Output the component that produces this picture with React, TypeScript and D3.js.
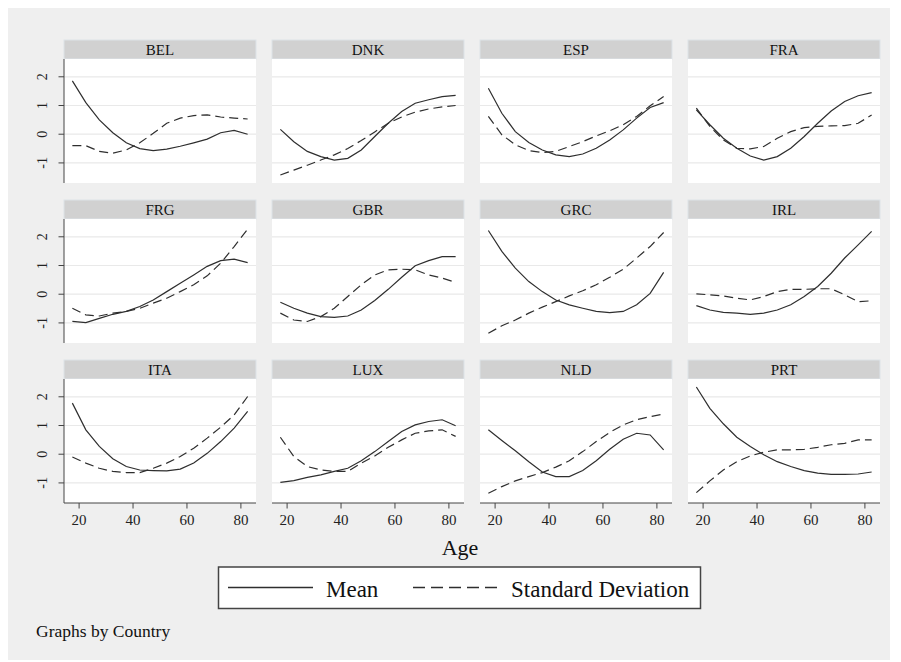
────────
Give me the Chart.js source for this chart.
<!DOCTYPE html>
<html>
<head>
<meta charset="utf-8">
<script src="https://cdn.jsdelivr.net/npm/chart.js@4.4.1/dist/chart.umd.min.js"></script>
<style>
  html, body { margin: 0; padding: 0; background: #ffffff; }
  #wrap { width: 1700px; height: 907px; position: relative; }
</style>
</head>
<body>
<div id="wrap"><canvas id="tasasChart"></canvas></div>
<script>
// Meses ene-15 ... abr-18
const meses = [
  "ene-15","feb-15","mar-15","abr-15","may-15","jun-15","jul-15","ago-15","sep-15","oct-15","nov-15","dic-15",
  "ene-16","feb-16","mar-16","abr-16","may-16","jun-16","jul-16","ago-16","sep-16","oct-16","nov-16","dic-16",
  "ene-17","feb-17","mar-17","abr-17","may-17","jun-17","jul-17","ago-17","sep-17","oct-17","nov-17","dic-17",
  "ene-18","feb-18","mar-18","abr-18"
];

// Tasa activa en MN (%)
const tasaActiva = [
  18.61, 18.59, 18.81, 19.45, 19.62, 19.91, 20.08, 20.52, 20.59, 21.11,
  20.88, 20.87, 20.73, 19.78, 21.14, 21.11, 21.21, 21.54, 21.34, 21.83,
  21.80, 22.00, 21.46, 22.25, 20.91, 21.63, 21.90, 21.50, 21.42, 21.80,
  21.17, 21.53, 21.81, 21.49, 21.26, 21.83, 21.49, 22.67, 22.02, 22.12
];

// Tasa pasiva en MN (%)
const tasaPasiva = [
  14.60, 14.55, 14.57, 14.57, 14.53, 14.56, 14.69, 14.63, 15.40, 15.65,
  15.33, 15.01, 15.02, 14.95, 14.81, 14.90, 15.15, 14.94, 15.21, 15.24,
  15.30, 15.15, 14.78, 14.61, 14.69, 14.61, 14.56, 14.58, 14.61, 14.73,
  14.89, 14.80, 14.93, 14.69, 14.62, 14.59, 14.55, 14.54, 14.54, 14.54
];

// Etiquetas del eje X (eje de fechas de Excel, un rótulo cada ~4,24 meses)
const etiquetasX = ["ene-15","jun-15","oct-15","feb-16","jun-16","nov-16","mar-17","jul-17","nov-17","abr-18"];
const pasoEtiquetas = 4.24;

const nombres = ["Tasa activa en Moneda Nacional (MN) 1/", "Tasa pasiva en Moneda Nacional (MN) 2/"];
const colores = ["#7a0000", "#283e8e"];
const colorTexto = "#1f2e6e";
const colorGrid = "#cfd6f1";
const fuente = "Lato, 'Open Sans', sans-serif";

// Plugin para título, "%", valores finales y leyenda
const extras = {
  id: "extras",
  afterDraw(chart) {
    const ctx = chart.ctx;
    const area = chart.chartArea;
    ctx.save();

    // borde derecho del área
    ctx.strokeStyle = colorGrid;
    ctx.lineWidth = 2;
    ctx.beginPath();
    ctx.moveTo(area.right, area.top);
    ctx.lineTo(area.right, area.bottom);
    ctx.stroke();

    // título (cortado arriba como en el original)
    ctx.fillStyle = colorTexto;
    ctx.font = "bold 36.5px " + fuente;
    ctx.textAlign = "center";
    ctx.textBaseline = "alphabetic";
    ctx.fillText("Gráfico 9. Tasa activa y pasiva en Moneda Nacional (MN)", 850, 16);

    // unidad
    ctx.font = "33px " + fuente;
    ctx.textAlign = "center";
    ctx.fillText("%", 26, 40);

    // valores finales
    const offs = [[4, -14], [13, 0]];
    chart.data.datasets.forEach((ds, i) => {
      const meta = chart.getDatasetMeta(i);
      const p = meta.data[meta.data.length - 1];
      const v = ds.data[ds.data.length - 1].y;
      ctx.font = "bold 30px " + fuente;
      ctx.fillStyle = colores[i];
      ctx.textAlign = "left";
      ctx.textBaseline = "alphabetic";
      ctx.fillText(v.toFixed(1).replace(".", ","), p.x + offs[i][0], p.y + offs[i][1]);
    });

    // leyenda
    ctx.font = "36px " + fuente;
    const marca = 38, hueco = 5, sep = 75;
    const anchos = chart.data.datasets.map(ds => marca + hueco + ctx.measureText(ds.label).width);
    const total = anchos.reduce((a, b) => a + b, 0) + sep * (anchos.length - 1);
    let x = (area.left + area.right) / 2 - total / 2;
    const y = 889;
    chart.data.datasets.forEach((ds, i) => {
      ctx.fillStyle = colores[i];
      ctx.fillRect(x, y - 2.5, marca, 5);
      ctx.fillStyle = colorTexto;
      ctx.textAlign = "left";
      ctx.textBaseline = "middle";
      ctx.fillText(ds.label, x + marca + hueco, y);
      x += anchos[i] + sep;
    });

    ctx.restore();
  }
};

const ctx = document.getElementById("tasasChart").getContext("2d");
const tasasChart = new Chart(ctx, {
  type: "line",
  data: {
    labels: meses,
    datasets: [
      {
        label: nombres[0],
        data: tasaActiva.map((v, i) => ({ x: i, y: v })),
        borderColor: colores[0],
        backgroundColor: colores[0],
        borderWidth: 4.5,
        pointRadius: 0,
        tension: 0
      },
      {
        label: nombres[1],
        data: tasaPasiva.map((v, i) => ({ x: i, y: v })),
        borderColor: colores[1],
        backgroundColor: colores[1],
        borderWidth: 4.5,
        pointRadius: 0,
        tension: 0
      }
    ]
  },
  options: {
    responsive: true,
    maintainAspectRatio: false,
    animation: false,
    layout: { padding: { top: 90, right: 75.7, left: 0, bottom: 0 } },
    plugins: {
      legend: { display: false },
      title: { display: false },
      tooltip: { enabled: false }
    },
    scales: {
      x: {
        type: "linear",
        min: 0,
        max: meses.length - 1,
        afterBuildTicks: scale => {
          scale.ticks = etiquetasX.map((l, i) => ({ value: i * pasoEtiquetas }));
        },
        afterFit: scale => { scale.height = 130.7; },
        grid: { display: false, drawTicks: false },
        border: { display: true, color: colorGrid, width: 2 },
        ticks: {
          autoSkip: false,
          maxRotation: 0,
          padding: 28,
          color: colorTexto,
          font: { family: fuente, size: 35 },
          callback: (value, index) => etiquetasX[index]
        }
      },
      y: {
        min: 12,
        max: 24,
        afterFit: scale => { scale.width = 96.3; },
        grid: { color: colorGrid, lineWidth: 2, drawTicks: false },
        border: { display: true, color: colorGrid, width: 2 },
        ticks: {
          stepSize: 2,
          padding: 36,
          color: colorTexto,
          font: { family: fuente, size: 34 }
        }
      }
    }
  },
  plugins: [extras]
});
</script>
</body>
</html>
────────
[Exercise aim] From the data above, gather every line that includes the word "this".

[Completed task]
Output the component that produces this picture with React, TypeScript and D3.js.
Give me the Chart.js source for this chart.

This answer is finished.